__Objective__.
Retype word for word the first line of the listing and each line after it up to the line with "(0,0) rectangle (630,246);", with the pictures taken out.

__Data provided__.

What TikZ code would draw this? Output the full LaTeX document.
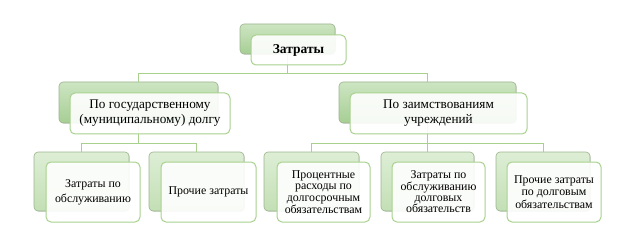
\documentclass[tikz,border=0pt]{standalone}
\usepackage{fontspec}
\setmainfont{Liberation Serif}
\usetikzlibrary{shadows}
\definecolor{gline}{HTML}{A9D18E}
\definecolor{gtop}{HTML}{CDE5C2}
\definecolor{gbot}{HTML}{A6CE94}
\definecolor{ltop}{HTML}{DDEED5}
\definecolor{lbot}{HTML}{C3DFB5}
\definecolor{bkborder}{HTML}{9BB48D}
\begin{document}
\begin{tikzpicture}[x=1pt,y=-1pt,
 back/.style={draw=bkborder, line width=0.6pt, rounded corners=4pt, top color=gtop, bottom color=gbot,
   anchor=north west, inner sep=0pt, outer sep=0pt,
   drop shadow={shadow xshift=0.8pt, shadow yshift=-0.8pt, opacity=0.25}},
 backlight/.style={back, top color=ltop, bottom color=lbot},
 front/.style={draw=gline, line width=1pt, fill=white, fill opacity=0.9, text opacity=1,
   rounded corners=5pt, anchor=north west, inner sep=0pt, outer sep=0pt, align=center, text=black},
 conn/.style={draw=gline, line width=0.9pt},
 ftop/.style={font=\fontsize{13.5}{15}\selectfont\bfseries},
 fmid/.style={font=\fontsize{13.2}{15}\selectfont},
 flow/.style={font=\fontsize{11.9}{#1}\selectfont}]
\useasboundingbox (0,0) rectangle (630,246);

% back boxes
\node[back, minimum width=95pt, minimum height=30pt] (tB) at (240,24) {};
\node[back, minimum width=159pt, minimum height=41pt] (aB) at (59,82) {};
\node[back, minimum width=177pt, minimum height=41pt] (bB) at (339,82) {};
\node[backlight, minimum width=95pt, minimum height=59pt] (c1B) at (34,152) {};
\node[backlight, minimum width=95pt, minimum height=59pt] (c2B) at (149,152) {};
\node[backlight, minimum width=95pt, minimum height=59pt] (c3B) at (264,152) {};
\node[backlight, minimum width=93pt, minimum height=59pt] (c4B) at (381,152) {};
\node[backlight, minimum width=94pt, minimum height=59pt] (c5B) at (496,152) {};

% connectors
\coordinate (h1) at (287.5,73);
\coordinate (h2) at (138.5,143);
\coordinate (h3) at (427.5,143);
\draw[conn] (tB.south) -- (h1) -| (aB.north);
\draw[conn] (h1) -| (bB.north);
\draw[conn] (aB.south) -- (h2) -| (c1B.north);
\draw[conn] (h2) -| (c2B.north);
\draw[conn] (bB.south) -- (h3) -| (c3B.north);
\draw[conn] (h3) -| (c5B.north);
\draw[conn] (h3) -- (c4B.north);

% front boxes
\node[front, ftop, minimum width=95pt, minimum height=30pt] (t) at (251,35) {Затраты};
\node[front, fmid, minimum width=160pt, minimum height=41pt] (a) at (70,93) {По государственному\\(муниципальному) долгу};
\node[front, fmid, minimum width=177pt, minimum height=41pt] (b) at (350,93) {По заимствованиям\\учреждений};
\node[front, flow=15, minimum width=94pt, minimum height=60pt] (c1) at (46,162) {Затраты по\\обслуживанию};
\node[front, flow=15, minimum width=95pt, minimum height=60pt] (c2) at (161,162) {Прочие затраты};
\node[front, flow=11.7, minimum width=93pt, minimum height=60pt] (c3) at (277,162) {Процентные\\расходы по\\долгосрочным\\обязательствам};
\node[front, flow=11.4, minimum width=93pt, minimum height=60pt] (c4) at (392,162) {Затраты по\\обслуживанию\\долговых\\обязательств};
\node[front, flow=12.5, minimum width=94pt, minimum height=60pt] (c5) at (507,162) {Прочие затраты\\по долговым\\обязательствам};
\end{tikzpicture}
\end{document}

__Exercise result__.
What TikZ code would draw this? Output the full LaTeX document.
\documentclass[tikz,border=0pt]{standalone}
\usepackage{fontspec}
\setmainfont{Liberation Serif}
\usetikzlibrary{shadows}
\definecolor{gline}{HTML}{A9D18E}
\definecolor{gtop}{HTML}{CDE5C2}
\definecolor{gbot}{HTML}{A6CE94}
\definecolor{ltop}{HTML}{DDEED5}
\definecolor{lbot}{HTML}{C3DFB5}
\definecolor{bkborder}{HTML}{9BB48D}
\begin{document}
\begin{tikzpicture}[x=1pt,y=-1pt,
 back/.style={draw=bkborder, line width=0.6pt, rounded corners=4pt, top color=gtop, bottom color=gbot,
   anchor=north west, inner sep=0pt, outer sep=0pt,
   drop shadow={shadow xshift=0.8pt, shadow yshift=-0.8pt, opacity=0.25}},
 backlight/.style={back, top color=ltop, bottom color=lbot},
 front/.style={draw=gline, line width=1pt, fill=white, fill opacity=0.9, text opacity=1,
   rounded corners=5pt, anchor=north west, inner sep=0pt, outer sep=0pt, align=center, text=black},
 conn/.style={draw=gline, line width=0.9pt},
 ftop/.style={font=\fontsize{13.5}{15}\selectfont\bfseries},
 fmid/.style={font=\fontsize{13.2}{15}\selectfont},
 flow/.style={font=\fontsize{11.9}{#1}\selectfont}]
\useasboundingbox (0,0) rectangle (630,246);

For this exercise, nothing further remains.